>>>

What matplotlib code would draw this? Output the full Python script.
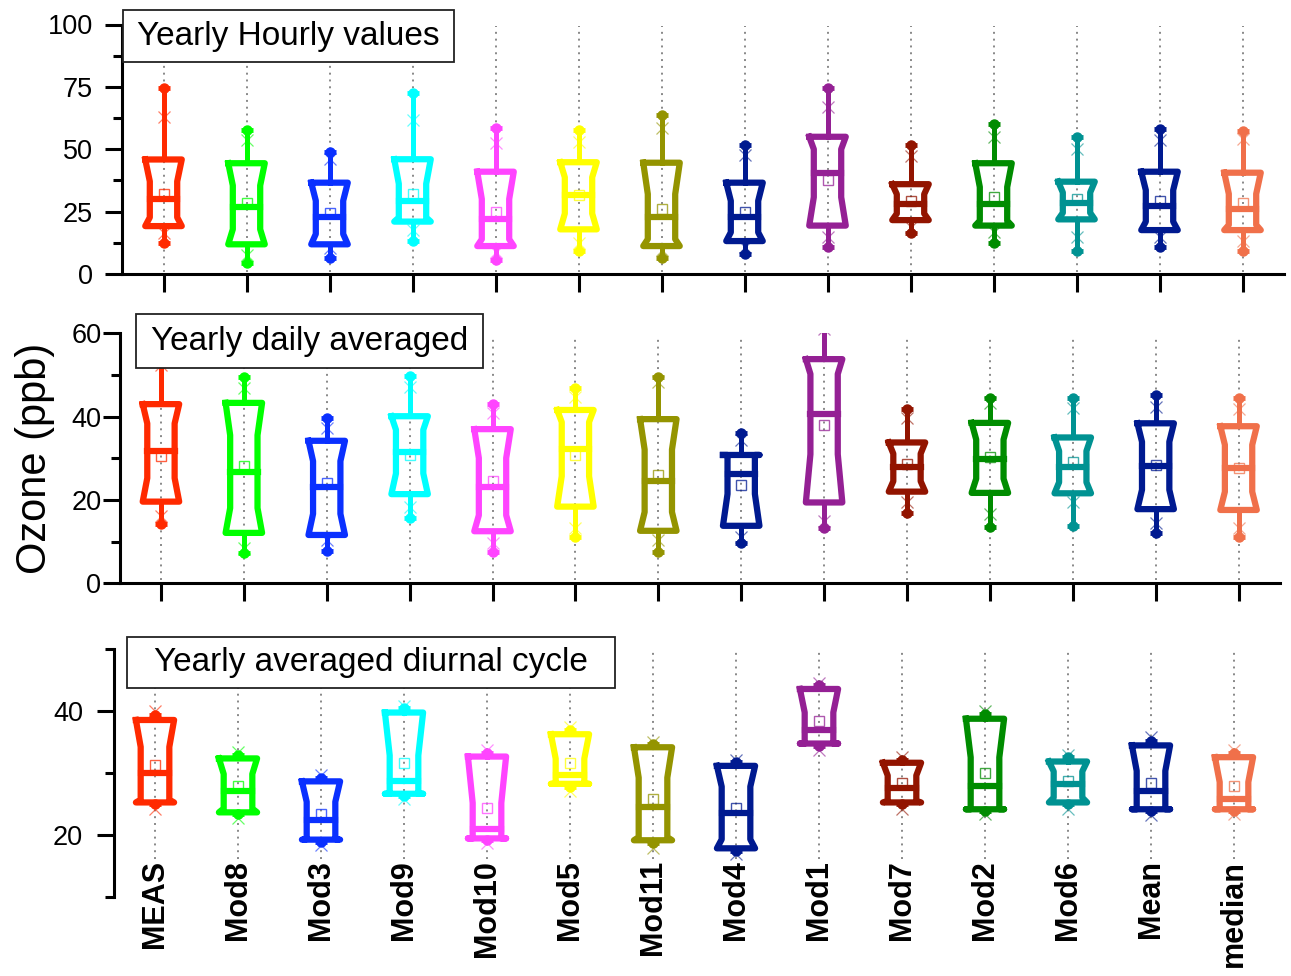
import numpy as np
import matplotlib
matplotlib.use('Agg')
import matplotlib.pyplot as plt
from matplotlib.patches import Rectangle

plt.rcParams['font.family'] = ['Liberation Sans', 'DejaVu Sans']

NAMES = ['MEAS', 'Mod8', 'Mod3', 'Mod9', 'Mod10', 'Mod5', 'Mod11', 'Mod4',
         'Mod1', 'Mod7', 'Mod2', 'Mod6', 'Mean', 'median']
COLORS = ['#FF2A00', '#00FF00', '#0A30FF', '#00FFFF', '#FF44FF', '#FFFF00', '#949400',
          '#001A90', '#942094', '#921400', '#008C00', '#009292', '#001A90', '#F0704A']

# ---- yearly hourly values (ppb) ----
HR_WHI  = [74.4, 57.7, 49.0, 72.4, 58.6, 57.7, 63.7, 51.7, 74.7, 51.7, 60.1, 55.0, 58.0, 57.4]
HR_P99  = [63.0, 53.7, 46.0, 61.7, 52.4, 53.1, 58.6, 47.7, 67.0, 47.3, 55.0, 50.0, 53.7, 54.0]
HR_Q3   = [45.9, 44.4, 36.6, 46.0, 41.0, 44.8, 44.6, 36.6, 55.0, 36.0, 44.4, 37.0, 41.0, 40.6]
HR_MED  = [29.9, 26.7, 22.7, 29.4, 22.0, 31.5, 23.0, 23.0, 40.4, 28.1, 28.1, 28.6, 27.3, 25.9]
HR_MEAN = [32.0, 28.6, 24.6, 32.0, 25.0, 31.8, 25.9, 25.0, 37.7, 29.3, 30.7, 29.9, 29.4, 28.3]
HR_Q1   = [19.2, 11.9, 11.9, 21.0, 11.2, 17.9, 11.2, 13.2, 19.4, 21.6, 19.4, 21.9, 17.6, 17.6]
HR_P01  = [16.4,  7.6, 10.4, 17.6,  8.9, 12.5,  9.6, 10.7, 14.7, 19.0, 17.0, 15.0, 14.7, 13.3]
HR_WLO  = [12.5,  4.3,  6.3, 13.3,  5.6,  9.3,  6.3,  8.0, 10.7, 16.6, 12.5,  9.3, 10.7,  9.3]

# ---- yearly daily averaged (ppb) ----
DY_WHI  = [55.0, 49.4, 39.6, 49.8, 43.0, 46.8, 49.6, 36.1, 63.0, 41.8, 44.4, 44.4, 45.2, 44.4]
DY_P99  = [52.5, 46.8, 37.2, 47.0, 40.8, 44.8, 48.4, 34.4, 61.0, 39.6, 43.2, 42.0, 42.4, 41.8]
DY_Q3   = [43.0, 43.3, 34.2, 40.1, 37.0, 41.6, 39.4, 30.8, 53.8, 33.8, 38.5, 35.0, 38.4, 37.7]
DY_MED  = [31.8, 26.8, 23.0, 31.6, 23.2, 32.2, 24.6, 26.2, 40.6, 27.8, 29.8, 28.0, 28.2, 27.6]
DY_MEAN = [30.5, 28.2, 24.0, 30.8, 24.6, 30.8, 26.0, 23.6, 38.0, 28.6, 30.4, 29.2, 28.4, 27.6]
DY_Q1   = [19.6, 12.1, 11.6, 21.4, 12.5, 18.4, 12.6, 13.8, 19.4, 22.0, 21.7, 21.6, 17.8, 17.6]
DY_P01  = [16.2,  8.4, 10.4, 18.4,  9.6, 13.2, 10.4, 11.2, 15.0, 19.4, 16.6, 19.4, 14.4, 13.2]
DY_WLO  = [14.2,  7.2,  7.8, 15.6,  7.6, 11.2,  7.6,  9.7, 13.2, 16.8, 13.6, 13.8, 12.0, 11.2]

# ---- yearly averaged diurnal cycle (ppb) ----
DC_WHI  = [39.4, 32.9, 29.2, 40.5, 33.3, 37.0, 34.7, 31.9, 44.3, 32.2, 39.5, 32.6, 35.2, 33.2]
DC_P99  = [40.1, 33.5, 29.7, 40.9, 33.7, 37.4, 35.0, 32.2, 44.6, 32.7, 40.1, 32.9, 35.8, 33.8]
DC_Q3   = [38.6, 32.4, 28.7, 39.8, 32.7, 36.3, 34.2, 31.2, 43.6, 31.7, 38.8, 31.9, 34.5, 32.6]
DC_MED  = [30.0, 27.1, 22.4, 28.7, 21.0, 29.8, 24.5, 23.6, 37.0, 27.6, 27.9, 28.2, 27.1, 25.9]
DC_MEAN = [31.3, 27.9, 23.5, 31.7, 24.4, 31.6, 25.8, 24.4, 38.5, 28.4, 30.0, 28.7, 28.5, 27.9]
DC_Q1   = [25.3, 23.7, 19.3, 26.7, 19.5, 28.3, 19.2, 17.9, 34.8, 25.3, 24.2, 25.3, 24.2, 24.2]
DC_P01  = [24.3, 22.8, 18.4, 25.8, 18.7, 27.2, 18.0, 17.0, 33.8, 24.3, 23.4, 24.3, 23.2, 23.4]
DC_WLO  = [25.0, 23.4, 19.0, 26.3, 19.3, 27.8, 18.7, 17.5, 34.4, 25.0, 23.9, 25.0, 23.9, 23.9]

W, H = 1291, 976
fig = plt.figure(figsize=(W / 100, H / 100), dpi=100)


def px_axes(l, r, t, b):
    return fig.add_axes([l / W, (H - b) / H, (r - l) / W, (b - t) / H])


def draw_boxes(ax, whi, p99, q3, med, mean, q1, p01, wlo, hw, notch):
    xs = np.arange(1, len(NAMES) + 1)
    nw = hw * 0.75
    for x, c, a, b, c3, m, mu, c1, d, e in zip(xs, COLORS, whi, p99, q3, med, mean,
                                                q1, p01, wlo):
        n = notch * (c3 - c1)
        hi, lo = min(m + n, c3), max(m - n, c1)
        bx = [x - hw, x - nw, x - nw, x - hw, x + hw, x + nw, x + nw, x + hw, x - hw]
        by = [c3, hi, lo, c1, c1, lo, hi, c3, c3]
        ax.plot(bx, by, color=c, lw=4.5, solid_joinstyle='round', zorder=4)
        # median bar, clipped to the notch width
        ax.plot([x - nw, x + nw], [m, m], color=c, lw=4.5, zorder=4)
        ax.plot([x, x], [c3, a], color=c, lw=3.6, zorder=3)
        ax.plot([x, x], [c1, e], color=c, lw=3.6, zorder=3)
        ax.plot([x, x], [a, e], 'o', color=c, ms=6.5, zorder=4)
        ax.plot([x, x], [a, e], '_', color=c, ms=9, mew=3.5, zorder=4)
        ax.plot([x, x], [b, d], 'x', color=c, ms=9, mew=0.9, alpha=0.6, zorder=5)
        ax.plot(x, mu, 's', mfc='none', mec=c, ms=7, mew=1.0, alpha=0.75, zorder=5)


def label_box(ax, x0, x1, y0, y1, text):
    ax.add_patch(Rectangle((x0, y0), x1 - x0, y1 - y0, transform=ax.transAxes,
                           facecolor='white', edgecolor='#222222', lw=1.3,
                           clip_on=False, zorder=10))
    ax.text((x0 + x1) / 2, (y0 + y1) / 2, text, transform=ax.transAxes,
            ha='center', va='center', fontsize=24, zorder=11)


def style(ax, ylim, major, minor, pad, show_x=True):
    ax.set_xlim(0.5, 14.5)
    ax.set_ylim(*ylim)
    ax.set_yticks(major)
    ax.set_yticks(minor, minor=True)
    ax.spines['top'].set_visible(False)
    ax.spines['right'].set_visible(False)
    ax.spines['left'].set_linewidth(2.2)
    ax.tick_params(axis='y', which='major', length=12, width=2.2, labelsize=19.5, pad=pad)
    ax.tick_params(axis='y', which='minor', length=6.5, width=2.2)
    if show_x:
        ax.spines['bottom'].set_linewidth(2.2)
        ax.set_xticks(np.arange(1, 15))
        ax.set_xticklabels([])
        ax.tick_params(axis='x', length=13, width=2.2)
    else:
        ax.spines['bottom'].set_visible(False)
        ax.set_xticks([])


# top: hourly
ax1 = px_axes(122, 1284, 24.5, 274)
ax1.vlines(np.arange(1, 15), 1, 99.5, colors='#888888', lw=1.4,
           linestyles=(0, (1, 2.5)), zorder=1)
draw_boxes(ax1, HR_WHI, HR_P99, HR_Q3, HR_MED, HR_MEAN, HR_Q1, HR_P01, HR_WLO, 0.22, 0.27)
style(ax1, (0, 100), [0, 25, 50, 75, 100], [12.5, 37.5, 62.5, 87.5], 9)
label_box(ax1, 0.001, 0.2857, 0.8497, 1.058, 'Yearly Hourly values')

# middle: daily averaged
ax2 = px_axes(119.5, 1280, 333.3, 583.3)
ax2.vlines(np.arange(1, 15), 0.8, 59.3, colors='#888888', lw=1.4,
           linestyles=(0, (1, 2.5)), zorder=1)
draw_boxes(ax2, DY_WHI, DY_P99, DY_Q3, DY_MED, DY_MEAN, DY_Q1, DY_P01, DY_WLO, 0.22, 0.28)
style(ax2, (0, 60), [0, 20, 40, 60], [10, 30, 50], 1)
label_box(ax2, 0.0142, 0.3132, 0.861, 1.077, 'Yearly daily averaged')
ax2.set_ylabel('Ozone (ppb)', fontsize=30, labelpad=12)

# bottom: diurnal cycle
ax3 = px_axes(113.5, 1275.5, 649.3, 897.3)
ax3.vlines(np.arange(1, 15), 16.2, 50, colors='#888888', lw=1.4,
           linestyles=(0, (1, 2.5)), zorder=1)
draw_boxes(ax3, DC_WHI, DC_P99, DC_Q3, DC_MED, DC_MEAN, DC_Q1, DC_P01, DC_WLO, 0.23, 0.32)
style(ax3, (10, 50), [20, 40], [10, 30, 50], 10, show_x=False)
label_box(ax3, 0.0116, 0.4316, 0.844, 1.0496, 'Yearly averaged diurnal cycle')
for i, name in enumerate(NAMES):
    ax3.text(i + 1, 16.0, name, rotation=90, ha='center', va='top',
             fontsize=22, fontweight='bold', clip_on=False)

fig.savefig('out.png', dpi=100)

<<<

What needs to be done: Return the material line for line, from its beginning to the line that contains "13.8, 12.0, 11.2]", with the pictures left out.

Completed exercise:
What matplotlib code would draw this? Output the full Python script.
import numpy as np
import matplotlib
matplotlib.use('Agg')
import matplotlib.pyplot as plt
from matplotlib.patches import Rectangle

plt.rcParams['font.family'] = ['Liberation Sans', 'DejaVu Sans']

NAMES = ['MEAS', 'Mod8', 'Mod3', 'Mod9', 'Mod10', 'Mod5', 'Mod11', 'Mod4',
         'Mod1', 'Mod7', 'Mod2', 'Mod6', 'Mean', 'median']
COLORS = ['#FF2A00', '#00FF00', '#0A30FF', '#00FFFF', '#FF44FF', '#FFFF00', '#949400',
          '#001A90', '#942094', '#921400', '#008C00', '#009292', '#001A90', '#F0704A']

# ---- yearly hourly values (ppb) ----
HR_WHI  = [74.4, 57.7, 49.0, 72.4, 58.6, 57.7, 63.7, 51.7, 74.7, 51.7, 60.1, 55.0, 58.0, 57.4]
HR_P99  = [63.0, 53.7, 46.0, 61.7, 52.4, 53.1, 58.6, 47.7, 67.0, 47.3, 55.0, 50.0, 53.7, 54.0]
HR_Q3   = [45.9, 44.4, 36.6, 46.0, 41.0, 44.8, 44.6, 36.6, 55.0, 36.0, 44.4, 37.0, 41.0, 40.6]
HR_MED  = [29.9, 26.7, 22.7, 29.4, 22.0, 31.5, 23.0, 23.0, 40.4, 28.1, 28.1, 28.6, 27.3, 25.9]
HR_MEAN = [32.0, 28.6, 24.6, 32.0, 25.0, 31.8, 25.9, 25.0, 37.7, 29.3, 30.7, 29.9, 29.4, 28.3]
HR_Q1   = [19.2, 11.9, 11.9, 21.0, 11.2, 17.9, 11.2, 13.2, 19.4, 21.6, 19.4, 21.9, 17.6, 17.6]
HR_P01  = [16.4,  7.6, 10.4, 17.6,  8.9, 12.5,  9.6, 10.7, 14.7, 19.0, 17.0, 15.0, 14.7, 13.3]
HR_WLO  = [12.5,  4.3,  6.3, 13.3,  5.6,  9.3,  6.3,  8.0, 10.7, 16.6, 12.5,  9.3, 10.7,  9.3]

# ---- yearly daily averaged (ppb) ----
DY_WHI  = [55.0, 49.4, 39.6, 49.8, 43.0, 46.8, 49.6, 36.1, 63.0, 41.8, 44.4, 44.4, 45.2, 44.4]
DY_P99  = [52.5, 46.8, 37.2, 47.0, 40.8, 44.8, 48.4, 34.4, 61.0, 39.6, 43.2, 42.0, 42.4, 41.8]
DY_Q3   = [43.0, 43.3, 34.2, 40.1, 37.0, 41.6, 39.4, 30.8, 53.8, 33.8, 38.5, 35.0, 38.4, 37.7]
DY_MED  = [31.8, 26.8, 23.0, 31.6, 23.2, 32.2, 24.6, 26.2, 40.6, 27.8, 29.8, 28.0, 28.2, 27.6]
DY_MEAN = [30.5, 28.2, 24.0, 30.8, 24.6, 30.8, 26.0, 23.6, 38.0, 28.6, 30.4, 29.2, 28.4, 27.6]
DY_Q1   = [19.6, 12.1, 11.6, 21.4, 12.5, 18.4, 12.6, 13.8, 19.4, 22.0, 21.7, 21.6, 17.8, 17.6]
DY_P01  = [16.2,  8.4, 10.4, 18.4,  9.6, 13.2, 10.4, 11.2, 15.0, 19.4, 16.6, 19.4, 14.4, 13.2]
DY_WLO  = [14.2,  7.2,  7.8, 15.6,  7.6, 11.2,  7.6,  9.7, 13.2, 16.8, 13.6, 13.8, 12.0, 11.2]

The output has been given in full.